[Goal]: Identify each line in the records below that contains the word "drawn", and copy it.

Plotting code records
==*==

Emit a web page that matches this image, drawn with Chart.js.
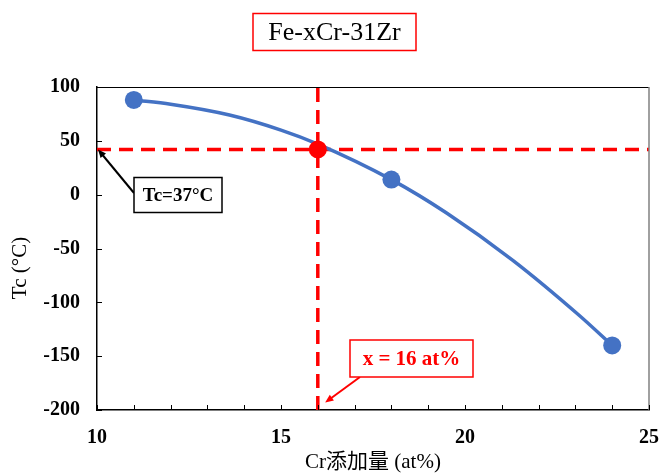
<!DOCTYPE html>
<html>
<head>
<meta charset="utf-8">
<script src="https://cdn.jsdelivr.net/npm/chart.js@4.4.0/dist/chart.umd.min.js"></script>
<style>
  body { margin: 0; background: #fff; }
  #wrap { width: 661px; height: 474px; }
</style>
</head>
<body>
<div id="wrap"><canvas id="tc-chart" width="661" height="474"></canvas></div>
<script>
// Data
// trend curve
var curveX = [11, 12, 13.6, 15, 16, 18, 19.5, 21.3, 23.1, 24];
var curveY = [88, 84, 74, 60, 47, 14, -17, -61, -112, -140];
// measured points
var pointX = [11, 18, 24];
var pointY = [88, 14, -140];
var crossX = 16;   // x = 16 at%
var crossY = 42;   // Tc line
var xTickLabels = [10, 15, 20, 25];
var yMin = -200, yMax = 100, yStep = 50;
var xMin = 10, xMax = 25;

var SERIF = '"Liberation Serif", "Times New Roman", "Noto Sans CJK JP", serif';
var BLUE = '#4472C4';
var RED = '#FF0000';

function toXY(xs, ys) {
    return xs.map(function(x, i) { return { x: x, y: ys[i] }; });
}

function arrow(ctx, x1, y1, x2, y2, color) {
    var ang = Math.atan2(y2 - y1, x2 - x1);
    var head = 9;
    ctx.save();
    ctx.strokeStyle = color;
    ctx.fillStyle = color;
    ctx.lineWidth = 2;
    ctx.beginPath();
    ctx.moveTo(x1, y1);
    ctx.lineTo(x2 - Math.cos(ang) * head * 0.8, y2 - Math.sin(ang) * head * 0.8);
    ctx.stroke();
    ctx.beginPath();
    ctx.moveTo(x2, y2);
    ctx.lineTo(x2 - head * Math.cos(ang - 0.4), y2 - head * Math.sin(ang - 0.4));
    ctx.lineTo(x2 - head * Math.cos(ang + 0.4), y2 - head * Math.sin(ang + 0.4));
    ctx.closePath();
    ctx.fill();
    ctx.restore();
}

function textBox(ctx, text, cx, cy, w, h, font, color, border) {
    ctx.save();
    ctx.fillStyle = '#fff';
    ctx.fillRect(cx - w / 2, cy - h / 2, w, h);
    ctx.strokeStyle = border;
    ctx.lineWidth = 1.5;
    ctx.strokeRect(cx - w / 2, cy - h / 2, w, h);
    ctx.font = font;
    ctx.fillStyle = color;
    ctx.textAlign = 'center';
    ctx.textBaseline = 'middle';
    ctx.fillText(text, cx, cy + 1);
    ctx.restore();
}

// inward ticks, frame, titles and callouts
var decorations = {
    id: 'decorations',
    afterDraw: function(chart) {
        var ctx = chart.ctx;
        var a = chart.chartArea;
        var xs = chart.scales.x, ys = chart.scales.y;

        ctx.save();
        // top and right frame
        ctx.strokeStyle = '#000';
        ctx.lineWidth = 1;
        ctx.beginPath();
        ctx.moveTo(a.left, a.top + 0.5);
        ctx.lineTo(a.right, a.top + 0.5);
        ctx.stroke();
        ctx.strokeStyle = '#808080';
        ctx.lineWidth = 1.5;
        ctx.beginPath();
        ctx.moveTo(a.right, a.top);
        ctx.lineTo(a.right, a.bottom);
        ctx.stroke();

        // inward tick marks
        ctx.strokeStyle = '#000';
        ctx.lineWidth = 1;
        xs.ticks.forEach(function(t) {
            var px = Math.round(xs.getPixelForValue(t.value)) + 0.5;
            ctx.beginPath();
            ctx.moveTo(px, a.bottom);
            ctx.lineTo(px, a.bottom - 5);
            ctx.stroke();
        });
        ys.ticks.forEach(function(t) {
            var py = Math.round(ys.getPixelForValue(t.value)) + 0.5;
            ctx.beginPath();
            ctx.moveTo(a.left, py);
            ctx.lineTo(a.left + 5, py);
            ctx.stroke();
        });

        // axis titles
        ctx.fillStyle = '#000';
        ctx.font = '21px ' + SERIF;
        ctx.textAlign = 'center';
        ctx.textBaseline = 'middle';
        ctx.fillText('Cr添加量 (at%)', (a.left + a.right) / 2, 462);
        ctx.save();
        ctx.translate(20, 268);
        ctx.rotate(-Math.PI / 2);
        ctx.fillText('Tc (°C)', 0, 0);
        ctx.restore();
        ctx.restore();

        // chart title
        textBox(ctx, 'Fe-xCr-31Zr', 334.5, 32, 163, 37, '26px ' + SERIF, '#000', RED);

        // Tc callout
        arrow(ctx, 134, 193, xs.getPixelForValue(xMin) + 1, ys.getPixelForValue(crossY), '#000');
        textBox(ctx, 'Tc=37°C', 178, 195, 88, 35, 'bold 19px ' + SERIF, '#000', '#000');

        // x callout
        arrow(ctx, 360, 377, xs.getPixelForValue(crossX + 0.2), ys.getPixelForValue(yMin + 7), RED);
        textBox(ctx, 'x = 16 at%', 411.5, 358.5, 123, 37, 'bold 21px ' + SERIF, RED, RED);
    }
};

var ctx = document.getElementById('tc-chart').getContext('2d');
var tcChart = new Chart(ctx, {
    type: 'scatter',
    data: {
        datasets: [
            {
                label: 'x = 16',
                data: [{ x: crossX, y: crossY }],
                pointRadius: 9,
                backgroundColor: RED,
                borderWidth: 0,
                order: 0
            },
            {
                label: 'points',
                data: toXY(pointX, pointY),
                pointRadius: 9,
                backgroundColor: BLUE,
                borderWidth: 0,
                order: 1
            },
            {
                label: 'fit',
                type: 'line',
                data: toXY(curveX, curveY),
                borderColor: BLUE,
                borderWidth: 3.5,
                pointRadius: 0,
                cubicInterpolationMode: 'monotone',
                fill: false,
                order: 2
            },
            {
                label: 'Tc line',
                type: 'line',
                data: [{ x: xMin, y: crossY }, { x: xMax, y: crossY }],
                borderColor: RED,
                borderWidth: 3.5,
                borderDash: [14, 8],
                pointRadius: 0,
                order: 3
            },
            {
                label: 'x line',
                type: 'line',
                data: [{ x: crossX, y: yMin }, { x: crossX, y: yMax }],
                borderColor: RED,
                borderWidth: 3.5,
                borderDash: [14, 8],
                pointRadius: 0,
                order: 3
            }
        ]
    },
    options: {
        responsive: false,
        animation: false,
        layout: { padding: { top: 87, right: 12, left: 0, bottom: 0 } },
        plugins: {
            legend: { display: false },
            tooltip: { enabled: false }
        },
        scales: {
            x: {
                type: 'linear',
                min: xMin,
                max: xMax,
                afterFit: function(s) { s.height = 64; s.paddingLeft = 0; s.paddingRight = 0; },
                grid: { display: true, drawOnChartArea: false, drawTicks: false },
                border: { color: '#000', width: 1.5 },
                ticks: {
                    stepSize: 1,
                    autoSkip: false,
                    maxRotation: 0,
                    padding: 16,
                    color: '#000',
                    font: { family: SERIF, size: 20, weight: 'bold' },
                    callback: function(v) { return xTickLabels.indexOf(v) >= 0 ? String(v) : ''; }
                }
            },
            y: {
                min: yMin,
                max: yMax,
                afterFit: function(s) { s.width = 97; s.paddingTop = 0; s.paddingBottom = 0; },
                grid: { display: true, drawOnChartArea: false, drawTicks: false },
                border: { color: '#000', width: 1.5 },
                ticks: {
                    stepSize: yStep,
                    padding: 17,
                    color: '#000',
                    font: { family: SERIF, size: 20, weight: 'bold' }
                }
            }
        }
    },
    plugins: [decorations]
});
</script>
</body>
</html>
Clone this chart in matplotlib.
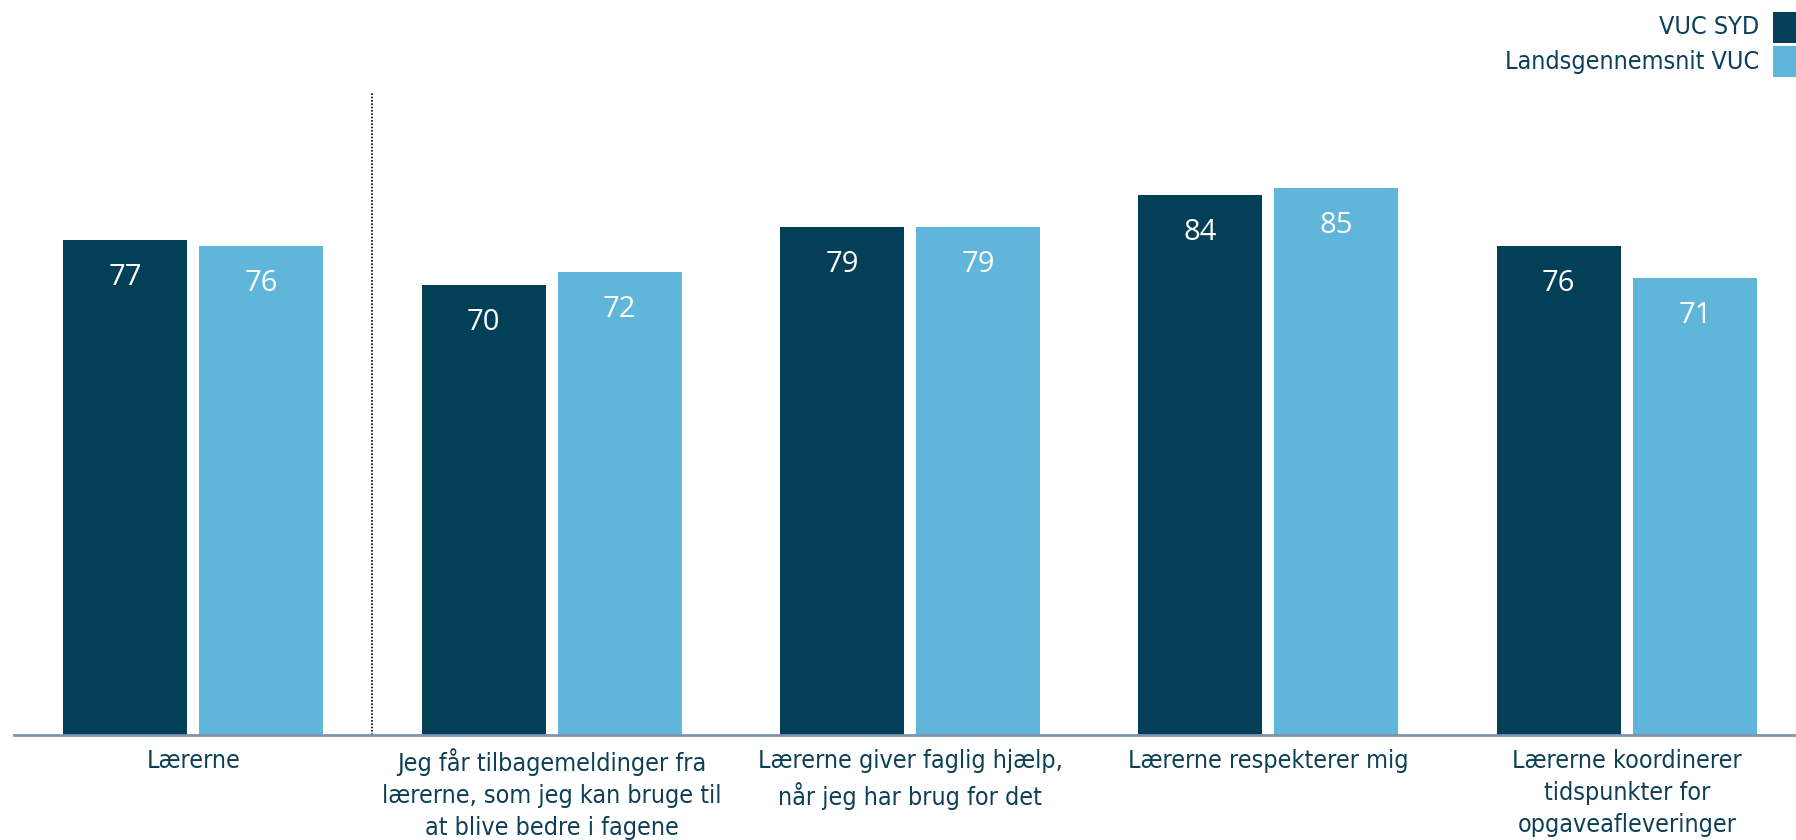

==*==

[Result for this exercise]:
Emit a web page that matches this image, drawn with Chart.js.

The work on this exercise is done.